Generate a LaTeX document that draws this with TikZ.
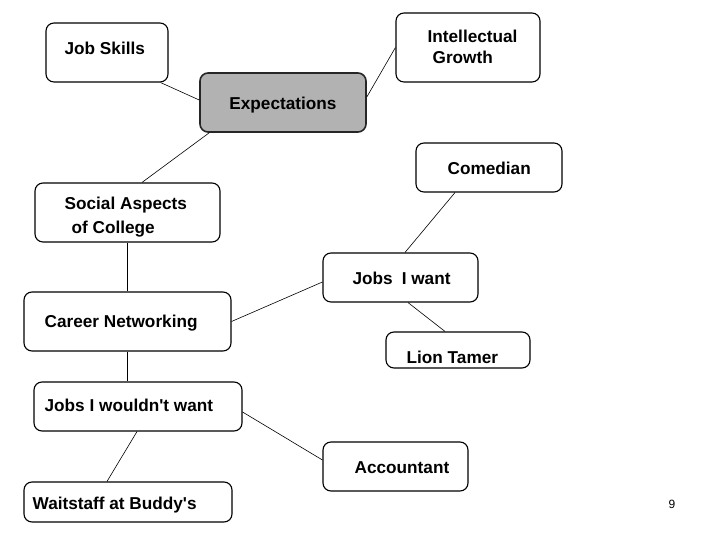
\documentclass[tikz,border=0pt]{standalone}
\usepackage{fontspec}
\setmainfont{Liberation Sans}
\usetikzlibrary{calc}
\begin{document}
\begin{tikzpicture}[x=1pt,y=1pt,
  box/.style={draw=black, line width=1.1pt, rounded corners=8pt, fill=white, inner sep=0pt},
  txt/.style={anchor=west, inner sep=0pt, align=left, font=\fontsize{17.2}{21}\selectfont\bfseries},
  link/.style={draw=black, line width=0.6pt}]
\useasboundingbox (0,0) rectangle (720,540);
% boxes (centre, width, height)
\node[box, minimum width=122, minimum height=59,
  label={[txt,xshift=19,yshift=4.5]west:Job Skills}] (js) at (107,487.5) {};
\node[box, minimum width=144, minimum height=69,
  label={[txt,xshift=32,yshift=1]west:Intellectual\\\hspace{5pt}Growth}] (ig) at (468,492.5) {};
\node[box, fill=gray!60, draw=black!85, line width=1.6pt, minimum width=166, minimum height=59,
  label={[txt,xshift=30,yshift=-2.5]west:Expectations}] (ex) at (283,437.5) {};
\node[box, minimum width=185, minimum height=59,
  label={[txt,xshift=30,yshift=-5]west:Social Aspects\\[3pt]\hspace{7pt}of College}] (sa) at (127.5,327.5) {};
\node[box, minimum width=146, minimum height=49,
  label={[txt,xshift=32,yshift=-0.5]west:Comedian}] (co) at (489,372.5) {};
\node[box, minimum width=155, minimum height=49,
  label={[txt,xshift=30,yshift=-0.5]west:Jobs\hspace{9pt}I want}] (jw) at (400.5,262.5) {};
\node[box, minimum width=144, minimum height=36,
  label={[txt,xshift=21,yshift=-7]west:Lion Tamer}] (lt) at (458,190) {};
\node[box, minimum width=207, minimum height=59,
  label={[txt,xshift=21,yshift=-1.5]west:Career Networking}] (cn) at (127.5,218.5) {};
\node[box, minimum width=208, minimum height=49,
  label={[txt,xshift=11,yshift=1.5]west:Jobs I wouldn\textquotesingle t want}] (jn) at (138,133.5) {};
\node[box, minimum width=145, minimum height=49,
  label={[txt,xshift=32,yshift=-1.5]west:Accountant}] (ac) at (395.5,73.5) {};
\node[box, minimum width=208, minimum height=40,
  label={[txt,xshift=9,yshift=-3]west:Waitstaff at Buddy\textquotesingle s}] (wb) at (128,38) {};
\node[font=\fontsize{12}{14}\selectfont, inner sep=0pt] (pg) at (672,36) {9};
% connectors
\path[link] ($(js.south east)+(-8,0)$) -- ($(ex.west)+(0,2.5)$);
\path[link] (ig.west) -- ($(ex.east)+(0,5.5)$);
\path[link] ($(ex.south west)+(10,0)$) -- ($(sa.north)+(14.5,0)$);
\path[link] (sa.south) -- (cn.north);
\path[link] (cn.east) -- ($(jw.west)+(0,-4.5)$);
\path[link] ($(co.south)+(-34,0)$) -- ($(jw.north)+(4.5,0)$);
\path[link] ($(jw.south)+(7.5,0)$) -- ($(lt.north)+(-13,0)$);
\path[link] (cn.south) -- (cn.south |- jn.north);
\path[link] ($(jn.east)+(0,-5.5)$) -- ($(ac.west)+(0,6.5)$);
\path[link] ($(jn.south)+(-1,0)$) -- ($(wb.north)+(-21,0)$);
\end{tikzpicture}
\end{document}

▸ WHAT YOU SHOULD DO: Quote the data exactly, leaving every image out of the copy.

▸ RESULT FOR THIS TASK:
Generate a LaTeX document that draws this with TikZ.
\documentclass[tikz,border=0pt]{standalone}
\usepackage{fontspec}
\setmainfont{Liberation Sans}
\usetikzlibrary{calc}
\begin{document}
\begin{tikzpicture}[x=1pt,y=1pt,
  box/.style={draw=black, line width=1.1pt, rounded corners=8pt, fill=white, inner sep=0pt},
  txt/.style={anchor=west, inner sep=0pt, align=left, font=\fontsize{17.2}{21}\selectfont\bfseries},
  link/.style={draw=black, line width=0.6pt}]
\useasboundingbox (0,0) rectangle (720,540);
% boxes (centre, width, height)
\node[box, minimum width=122, minimum height=59,
  label={[txt,xshift=19,yshift=4.5]west:Job Skills}] (js) at (107,487.5) {};
\node[box, minimum width=144, minimum height=69,
  label={[txt,xshift=32,yshift=1]west:Intellectual\\\hspace{5pt}Growth}] (ig) at (468,492.5) {};
\node[box, fill=gray!60, draw=black!85, line width=1.6pt, minimum width=166, minimum height=59,
  label={[txt,xshift=30,yshift=-2.5]west:Expectations}] (ex) at (283,437.5) {};
\node[box, minimum width=185, minimum height=59,
  label={[txt,xshift=30,yshift=-5]west:Social Aspects\\[3pt]\hspace{7pt}of College}] (sa) at (127.5,327.5) {};
\node[box, minimum width=146, minimum height=49,
  label={[txt,xshift=32,yshift=-0.5]west:Comedian}] (co) at (489,372.5) {};
\node[box, minimum width=155, minimum height=49,
  label={[txt,xshift=30,yshift=-0.5]west:Jobs\hspace{9pt}I want}] (jw) at (400.5,262.5) {};
\node[box, minimum width=144, minimum height=36,
  label={[txt,xshift=21,yshift=-7]west:Lion Tamer}] (lt) at (458,190) {};
\node[box, minimum width=207, minimum height=59,
  label={[txt,xshift=21,yshift=-1.5]west:Career Networking}] (cn) at (127.5,218.5) {};
\node[box, minimum width=208, minimum height=49,
  label={[txt,xshift=11,yshift=1.5]west:Jobs I wouldn\textquotesingle t want}] (jn) at (138,133.5) {};
\node[box, minimum width=145, minimum height=49,
  label={[txt,xshift=32,yshift=-1.5]west:Accountant}] (ac) at (395.5,73.5) {};
\node[box, minimum width=208, minimum height=40,
  label={[txt,xshift=9,yshift=-3]west:Waitstaff at Buddy\textquotesingle s}] (wb) at (128,38) {};
\node[font=\fontsize{12}{14}\selectfont, inner sep=0pt] (pg) at (672,36) {9};
% connectors
\path[link] ($(js.south east)+(-8,0)$) -- ($(ex.west)+(0,2.5)$);
\path[link] (ig.west) -- ($(ex.east)+(0,5.5)$);
\path[link] ($(ex.south west)+(10,0)$) -- ($(sa.north)+(14.5,0)$);
\path[link] (sa.south) -- (cn.north);
\path[link] (cn.east) -- ($(jw.west)+(0,-4.5)$);
\path[link] ($(co.south)+(-34,0)$) -- ($(jw.north)+(4.5,0)$);
\path[link] ($(jw.south)+(7.5,0)$) -- ($(lt.north)+(-13,0)$);
\path[link] (cn.south) -- (cn.south |- jn.north);
\path[link] ($(jn.east)+(0,-5.5)$) -- ($(ac.west)+(0,6.5)$);
\path[link] ($(jn.south)+(-1,0)$) -- ($(wb.north)+(-21,0)$);
\end{tikzpicture}
\end{document}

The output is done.